Brown has also fought to save jobs at Cleveland’s Hugo Boss facility, the company’s only American-based plant. Less than two years ago, the Cleveland facility teetered on the brink of closure. Hugo Boss and Workers United agreed to a new contract that has resulted in a renewed life for the facility; in July 2010, Brown joined Hugo Boss workers to celebrate the ‘first suit off the line’ at the company’s Brooklyn, Ohio plant. According to Hugo Boss, since 2010, the Cleveland facility has achieved efficiency and quality ratings that are unparalleled in the industry.  Brown worked closely with Workers United and Hugo Boss to keep the plant open, and in March 2012, Brown announced that the company and its employees had ratified a new, three-year labor contract that will preserve the company’s more than 150 manufacturing jobs in the Cleveland area. The agreement also provides for a new “Made to Order” clothing production for North America this fall.  If successful, this new production work could bring additional jobs to the Brooklyn facility.

Brown has also been a strong supporter of efforts to maintain the Wool Tariff Trust Fund, which levels the playing field for American textile and apparel manufacturers. The “wool trust fund” provides relief for U.S. suit makers and is funded by tariffs on wool imports. It encourages the manufacture of high-quality wool suits—like the ones made at Hugo Boss—and helps preserve American textile jobs.

The text of the letter is below and can be seen here.

Mr. Lawrence F. Probst, III
U.S. Olympic Committee
1 Olympic Plaza
Colorado Springs, CO 80909

Dear Mr. Probst:

The Olympics provide an opportunity to showcase our national pride.  As the United States Olympic Committee (USOC) has proudly noted, it is Americans, not their government, who send athletes to the Olympics. But despite Americans sending these athletes to the Olympics, I was extremely disappointed to learn that they will be outfitted by the Chinese during the opening ceremony for the London 2012 Olympic Games.

Not only does the United States have any number of manufacturers capable of outfitting our athletes, they are in a competition with the Chinese that is anything but fair.  If gold medals were awarded for dodging international trade laws – China would sweep.

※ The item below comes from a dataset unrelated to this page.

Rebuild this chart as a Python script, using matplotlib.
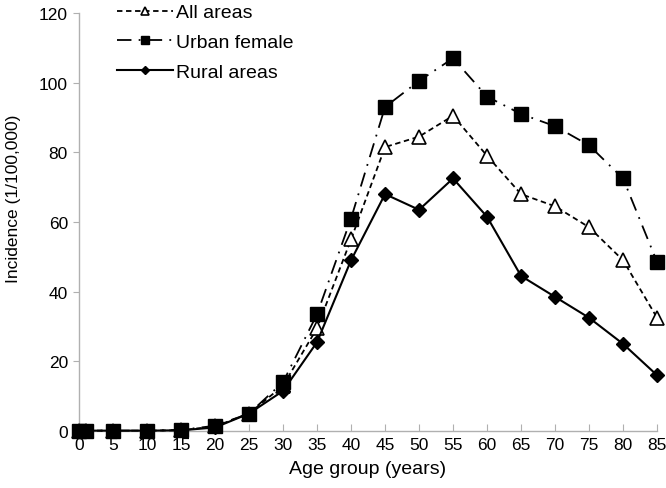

Millions of American jobs have been lost to this unfair competition.  Rather than ignoring this issue, the USOC should find a manufacturer from among the dozens of sportswear companies, including Hugo Boss’ facility in Cleveland, Ohio. These facilities utilize American workers to produce high-quality and affordable products.

All too often, China has engaged in unfair trade practices such as export subsidies, currency manipulation, and domestic content requirements. China’s refusal to adhere to World Trade Organization rules – to which our businesses and workers must conform – continue to stack the deck against American manufacturers.  In addition, the Chinese government has done little to promote human rights, protect workers, and meet minimum environmental standards.     

The USOC holds its athletes to a high moral and ethical standard, and does not tolerate cheating or violating rules. But China continues to cheat when it comes to international trade. As we work to achieve a level playing field for American manufacturers and workers, the USOC should act immediately to find a domestic manufacturer for this year’s uniforms. I would also like to meet with you to discuss domestic apparel sourcing and urge you to enact policies to ensure that our nation’s athletes wear clothing that is Made-in-America in the 2014 Olympic Games.

Thank you for your consideration of this matter.  I look forward to your prompt response.